Brief:
Without the pictures, extract every line from the start of the material to the line containing "fontsize=17.5, fontweight='bold', linespacing=1.62)", both ends included.
========
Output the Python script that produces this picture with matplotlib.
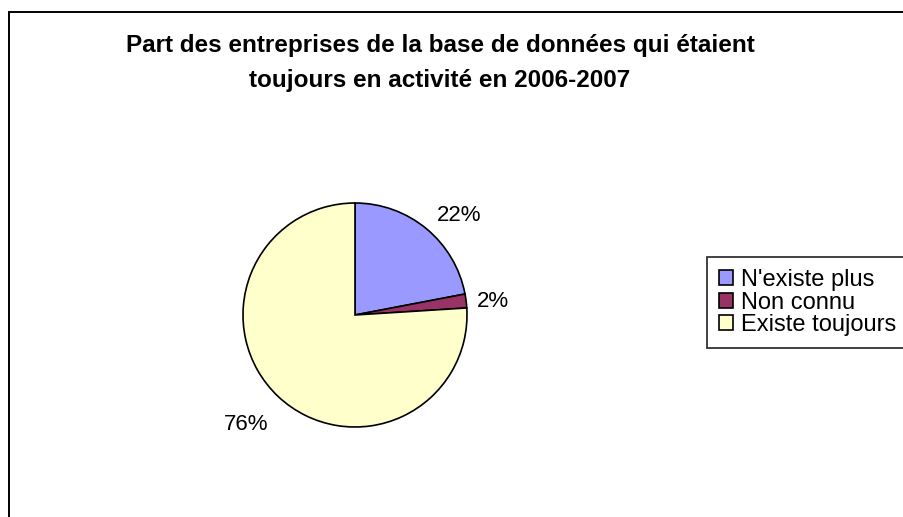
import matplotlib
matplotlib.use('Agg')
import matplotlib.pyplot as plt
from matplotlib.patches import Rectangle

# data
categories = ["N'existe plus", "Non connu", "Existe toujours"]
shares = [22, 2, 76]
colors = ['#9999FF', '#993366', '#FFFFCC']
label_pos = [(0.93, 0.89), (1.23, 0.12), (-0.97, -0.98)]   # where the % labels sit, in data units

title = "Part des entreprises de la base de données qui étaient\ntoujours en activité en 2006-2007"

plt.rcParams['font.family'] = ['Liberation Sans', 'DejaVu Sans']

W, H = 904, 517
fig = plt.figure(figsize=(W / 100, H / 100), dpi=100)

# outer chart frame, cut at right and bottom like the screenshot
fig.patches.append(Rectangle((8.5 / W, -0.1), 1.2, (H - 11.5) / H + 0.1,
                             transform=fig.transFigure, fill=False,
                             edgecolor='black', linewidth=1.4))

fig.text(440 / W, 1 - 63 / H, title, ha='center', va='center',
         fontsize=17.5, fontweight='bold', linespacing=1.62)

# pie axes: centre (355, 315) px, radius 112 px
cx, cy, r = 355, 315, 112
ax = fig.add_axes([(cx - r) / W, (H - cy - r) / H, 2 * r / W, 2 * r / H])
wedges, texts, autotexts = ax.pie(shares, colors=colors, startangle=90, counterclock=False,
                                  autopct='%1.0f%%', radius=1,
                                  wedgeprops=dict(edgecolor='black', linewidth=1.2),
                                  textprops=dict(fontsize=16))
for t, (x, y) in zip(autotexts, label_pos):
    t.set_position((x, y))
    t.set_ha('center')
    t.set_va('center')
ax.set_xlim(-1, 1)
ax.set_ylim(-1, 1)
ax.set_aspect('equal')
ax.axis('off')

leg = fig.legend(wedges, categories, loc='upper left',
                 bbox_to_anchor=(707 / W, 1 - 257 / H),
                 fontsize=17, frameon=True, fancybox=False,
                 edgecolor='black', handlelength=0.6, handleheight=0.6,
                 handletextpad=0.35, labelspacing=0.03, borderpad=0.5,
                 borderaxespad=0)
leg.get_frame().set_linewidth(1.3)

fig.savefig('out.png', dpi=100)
========
Exercise result:
Output the Python script that produces this picture with matplotlib.
import matplotlib
matplotlib.use('Agg')
import matplotlib.pyplot as plt
from matplotlib.patches import Rectangle

# data
categories = ["N'existe plus", "Non connu", "Existe toujours"]
shares = [22, 2, 76]
colors = ['#9999FF', '#993366', '#FFFFCC']
label_pos = [(0.93, 0.89), (1.23, 0.12), (-0.97, -0.98)]   # where the % labels sit, in data units

title = "Part des entreprises de la base de données qui étaient\ntoujours en activité en 2006-2007"

plt.rcParams['font.family'] = ['Liberation Sans', 'DejaVu Sans']

W, H = 904, 517
fig = plt.figure(figsize=(W / 100, H / 100), dpi=100)

# outer chart frame, cut at right and bottom like the screenshot
fig.patches.append(Rectangle((8.5 / W, -0.1), 1.2, (H - 11.5) / H + 0.1,
                             transform=fig.transFigure, fill=False,
                             edgecolor='black', linewidth=1.4))

fig.text(440 / W, 1 - 63 / H, title, ha='center', va='center',
         fontsize=17.5, fontweight='bold', linespacing=1.62)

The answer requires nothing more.